My first adventure included visiting burn sites on the Lolo National Forest with two NFF co-workers, Wes and Hannah. In 2017, the Forest was devastated by the Lolo Peak Fire, and there was something eerie about seeing the aftermath. Huge pines, that from a distance seemed so powerful, had been burned like logs in a campfire. Their bark crumbled under my touch when I went to examine them. Countless trees were strewn across the side of the mountain like charred pick-up sticks. However, others better withstood the wildfire and only had minimal burns at the base of their trunks.
Although this location looked grim, there were other areas nearby that had not recovered as well—and probably will not without the help of our tree planting efforts. I was told that forests on the southern and western facing mountainsides have a tougher time recovering after wildfire. This is due to more intense sunshine, making conditions too warm and dry. Thus, it’s more difficult for trees to regrow in these locations without the help from reforestation efforts.
Despite the desolate appearance, wildfire can be beneficial to some forest ecosystems. Many tree species need fire in order for seed dispersal. Serotinous cones are sealed shut and need high temperatures to be opened—temperatures that can only be reached by fires. I learned that fire can be devastating and destructive, but it can also bring new life and growth.
After the fire ecology excursion, we headed west to explore the Nez Perce-Clearwater National Forest in Idaho. This Forest was lush and green: spruces, lodgepole pines, and subalpine firs covered the landscape. The natural vibrancy was a stark contrast to the environment in DC (where my internship was located), as well as the burnt ladscape I had just experienced on the Lolo.

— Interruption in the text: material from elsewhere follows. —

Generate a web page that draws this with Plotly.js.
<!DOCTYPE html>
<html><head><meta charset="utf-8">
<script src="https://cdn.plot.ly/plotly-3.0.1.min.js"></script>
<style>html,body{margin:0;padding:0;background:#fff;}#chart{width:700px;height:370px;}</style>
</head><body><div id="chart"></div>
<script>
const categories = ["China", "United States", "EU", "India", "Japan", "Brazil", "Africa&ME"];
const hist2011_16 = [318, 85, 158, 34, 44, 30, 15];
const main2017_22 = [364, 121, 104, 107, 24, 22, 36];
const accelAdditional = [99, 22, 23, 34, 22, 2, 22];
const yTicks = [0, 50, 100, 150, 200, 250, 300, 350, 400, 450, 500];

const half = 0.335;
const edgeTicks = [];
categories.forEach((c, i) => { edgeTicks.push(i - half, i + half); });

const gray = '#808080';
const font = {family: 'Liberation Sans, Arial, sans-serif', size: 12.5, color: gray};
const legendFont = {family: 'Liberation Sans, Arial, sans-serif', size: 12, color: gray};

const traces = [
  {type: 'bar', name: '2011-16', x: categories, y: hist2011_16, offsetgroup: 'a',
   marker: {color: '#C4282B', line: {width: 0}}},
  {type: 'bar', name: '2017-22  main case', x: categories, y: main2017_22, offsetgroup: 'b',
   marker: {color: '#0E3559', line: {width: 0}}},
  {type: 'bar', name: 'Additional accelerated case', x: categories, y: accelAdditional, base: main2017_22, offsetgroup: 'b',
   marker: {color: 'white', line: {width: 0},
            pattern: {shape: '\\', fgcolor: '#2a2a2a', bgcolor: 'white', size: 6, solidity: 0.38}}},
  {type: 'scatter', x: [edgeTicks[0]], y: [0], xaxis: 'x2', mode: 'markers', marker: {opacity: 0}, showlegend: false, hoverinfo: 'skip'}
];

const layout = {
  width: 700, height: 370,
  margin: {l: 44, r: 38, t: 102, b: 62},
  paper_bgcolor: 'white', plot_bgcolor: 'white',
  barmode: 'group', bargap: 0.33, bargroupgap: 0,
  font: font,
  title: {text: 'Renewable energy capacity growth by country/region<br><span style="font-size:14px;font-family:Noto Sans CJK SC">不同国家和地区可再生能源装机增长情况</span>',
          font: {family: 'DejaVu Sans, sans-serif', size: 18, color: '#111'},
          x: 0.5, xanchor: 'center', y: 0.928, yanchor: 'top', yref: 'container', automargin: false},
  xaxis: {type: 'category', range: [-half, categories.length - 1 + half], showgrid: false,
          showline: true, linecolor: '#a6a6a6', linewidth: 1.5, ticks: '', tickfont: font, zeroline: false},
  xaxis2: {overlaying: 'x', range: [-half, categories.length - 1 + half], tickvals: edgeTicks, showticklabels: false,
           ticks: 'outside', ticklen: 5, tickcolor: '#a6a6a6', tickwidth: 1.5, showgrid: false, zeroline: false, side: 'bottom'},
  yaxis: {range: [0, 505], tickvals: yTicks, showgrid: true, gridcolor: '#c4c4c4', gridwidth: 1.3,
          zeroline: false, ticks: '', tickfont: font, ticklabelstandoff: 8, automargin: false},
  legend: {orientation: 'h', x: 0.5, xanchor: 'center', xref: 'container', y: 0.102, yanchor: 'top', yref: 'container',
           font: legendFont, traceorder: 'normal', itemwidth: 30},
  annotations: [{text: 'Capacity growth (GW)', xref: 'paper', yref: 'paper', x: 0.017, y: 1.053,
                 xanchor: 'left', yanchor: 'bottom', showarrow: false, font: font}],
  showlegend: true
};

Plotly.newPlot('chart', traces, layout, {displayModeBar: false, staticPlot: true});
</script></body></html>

The Nez Perce-Clearwater National Forest was not only insanely beautiful, but also rich with culture and history. The Lolo Pass Visitor’s Center detailed the history of people who had inhabited and traveled through the Forest. There were sobering reminders of our nation’s dark past and the unfair treatment of the Nez Perce, as well as accounts from Lewis and Clark’s travels to the west coast—a journey that could not have happened without the help from tribes.
While the visitor’s center was informative, I was excited to get out on the National Forest to explore. We took a quick walk to visit the site of one of Lewis and Clark’s camps, and although it was short, I got to witness how gorgeous our National Forests are. Around me stood tall trees and dainty wildflowers. The sun felt warm, the air was crisp, and Colombian ground squirrels scurried across pathways. As quickly as the walk started, it ended and we headed back to NFF headquarters at Fort Missoula to finish up the work day.
Luckily, my National Forest adventures did not end there! Later that evening, my co-worker and Demmer Scholar alum, Zoe, took me out to the Bitterroot National Forest to experience the endless recreational opportunities that our National Forests offer. For us that meant going on the Bear Creek Overlook Trail, a five mile hike that ends at an incredible, mountainous overlook. To the West we could see the vast Selway-Bitterroot wilderness and to the East I saw the Bitterroot Valley speckled with homes. Standing near the edge of a cliff, despite being a bit nerve-wracking, summed up my trip to Montana and the three National Forests perfectly—it was thrilling!